Alternately, the blood pressure meds they created were tested on a handful of people out of all the millions of people who potentially might take and be effected by the drug and then draw all sorts of authoritative conclusions on efficacy and side effects.
Here we have 3 random samples: Myself, ABCgrad and Gina. (I'm leaving out Tiny Tim because his sample is very similar to ABC's) Our random samples include churches from Michigan to Alabama and several points in between (myself), West Virginia (ABC) and Ohio to the west coast (Gina). Each of our experiences becomes a random sampling of churches. That makes 3 random samples. Not only can we draw conclusions from any of our samples, but comparing the 3 gives us even more infomation.
Such as: We all have good and bad experiences. Is it 50/50? Not in my case. In my case its about 30% bad to 70% okay. Probably ABC and Gina (though they would have to confirm) have the same ratio of good IFB church experiences to bad. That means the majority of IFB churches are solid Bible believing churches.
But if a blood pressure med has a 30% failure rate, there is an obvious problem somewhere. Lawsuits are going to abound, the government is going to step in and the people affected are going to be up in arms! (if they aren't dead or irreversibly harmed)

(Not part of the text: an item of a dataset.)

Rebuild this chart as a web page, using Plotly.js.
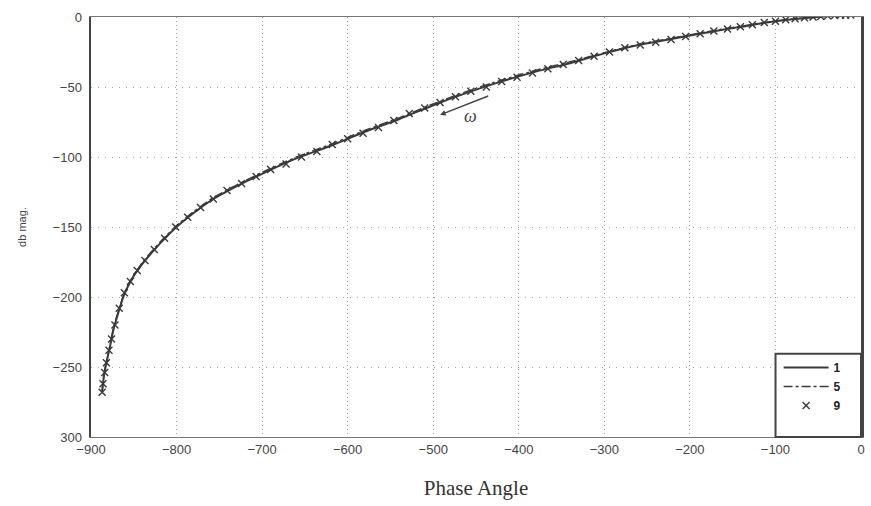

How big does the problem of abuse in the IFB church have to be, before IFB churches take action? How long will individual churches stand back and say: "we can't help what another church does, OUR CHURCH doesn't do things that way" all the while questioning the veracity and integrity of the VICTIM!
Debbie has already in this thread spoken of a situation in her church and plainly said "I don't believe their lies." (quote from Dcorbett post #39 of this thread) Herein lies one of the roots of the problem. We "can't believe he/she would DO that!" so the victim must be lying.
Is this a problem only in the IFB? NO!
Should we ignore the problem in the IFB because other denominations have the same thing going on? NO!
I tell my children often that bad behavior on the part of someone else doesn't excuse their own bad behavior. The IFB as a denomination should take up the discussion of abuse. Quit hiding it, quit looking the other way because that "could never happen in my church", quit abusing the victims a second time by calling them liars and worse, and start looking for solid Biblical answers to prevent pastors from becoming "little dicatators", to realize that there are wolves in sheep's clothing that seek to cause problems in the church and to prevent such problems from simply moving from one "independent" church to the next without anyone knowing of the problems they carry with them.
It would be nice if we had perfect churches, but ignoring the problems don't make them go away.